Carter's ostracism from respectable society points to the "naming" power of Jews in our culture.The evidence is all around us in the remarkable numbers of my people in media, political life, and the movies. But I would point to a fascinating historical example of this power in the book Science, Jews, and Secular Culture, by Berkeley sociologist David Hollinger.

Hollinger writes about the miraculous transformation into a liberal icon of Supreme Court Justice Oliver Wendell Holmes in the mid-20th century. In fact, Holmes (1841-1935) was actually something of a reactionary in his political values. For instance, he celebrated "an unthinking and unquestioning obedience to orders and a vindication of violence for its role in 'the breeding of a race fit for headship and command,'" Hollinger says. Yet Holmes became the darling of a group of progressive "egalitarian, anti-imperialist intellectuals," and these men gave Holmes the sterling reputation that he enjoys to this day.

Hollinger says that there was "an ethnic dimension to the process by which Holmes became an icon for American liberal intellectuals. This ethnic dimension consists largely in the selective appreciation and use of Holmes's 'tough-mindedness' by young Jewish intellectuals."

In a word, Holmes loved Jews, and it paid off for him. Five Jews in particular–Justice Felix Frankfurter, Judge Jerome Frank, English political theorist Harold Laski, journalist Max Lerner and lawyer/philosopher Morris Cohen–helped to create our image of Holmes as a "Great Man." Two years after Holmes's death, Lerner declared him to be "perhaps the most complete personality in the history of American thought."

These men were swayed, Hollinger argues, by Holmes's remarkable philosemitism at a time when Jews were excluded from the American establishment. Holmes had no problem with Jews. "He even answered their letters." For instance, Cohen was ignored by most older jurists, but suddenly found himself in a correspondence with Holmes that would later be published in two volumes. Hollinger suggests that these men were "looking for a fully American father" in Holmes, who for his part was childless, and they became his friends and overlooked his "pessimism, his fatalism, his respect for brute force" and other traits that made him actually illiberal.
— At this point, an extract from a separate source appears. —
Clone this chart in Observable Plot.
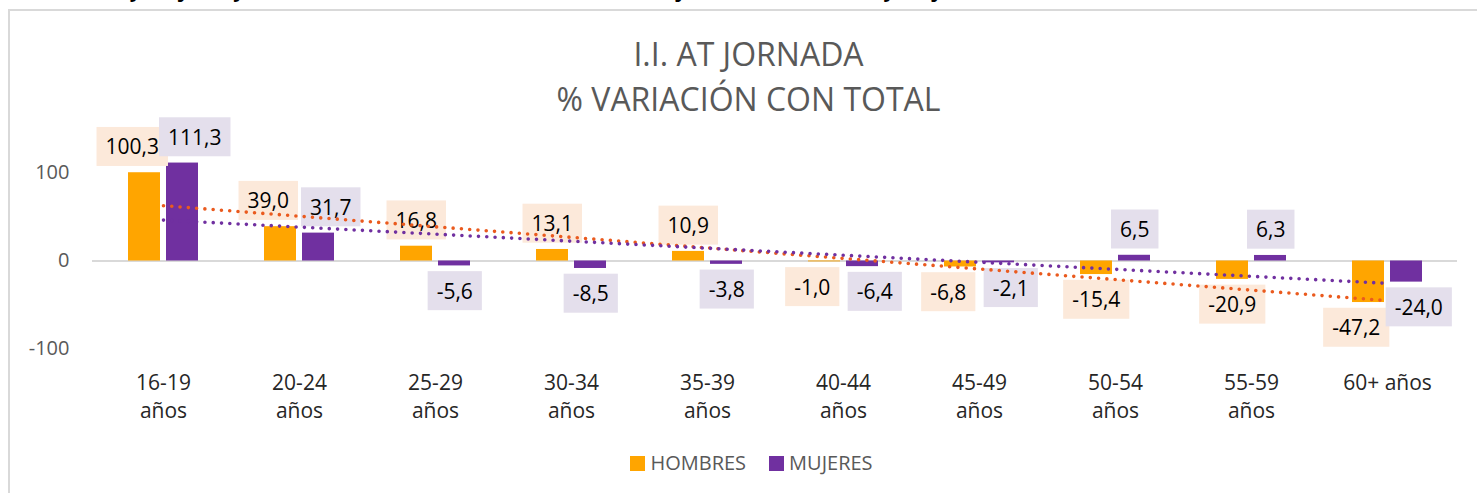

"His 'tough-mindedness' seemed directed against the notorious 'genteel tradition.' He could be seen as an enemy of exactly those aspects of the New England WASP tradition most threatening to young Jewish intellectuals in the 1910s, 1920s, and 1930s. He kept his distance from the cultural provincialism of Bston and was aloof from Anglo-Saxon nativism…. [He was] open to the entrance of new social groups into the mainstream of American life."

Hollinger's book is about Jewish cultural power. He writes about the Jewish intellectuals who participated in an "anti-provincial revolt" in the beginning of the last century and thus played a central role in forming "the particular, liberal vision of American culture that became a common possession of the American intelligentsia" by 1950 or so.

In short, my people had great cultural/intellectual power then. We have even more today. And as reluctant as I am to grant Dershowitz and Peretz power, I wonder whether Jimmy Carter won't be in the historical doghouse for a long, long time to come. A recent profile of Carter in New York Magazine
tends to underline the point. It was filled with contempt for the former president expressed by this
rightwing Jew and that one, while the article's author's view that Carter was
"prophetic" was reserved for late in the piece.

The one great thing about this is: I really don't think Carter cares, he will do his thing. But how many other actors fear that sort of power?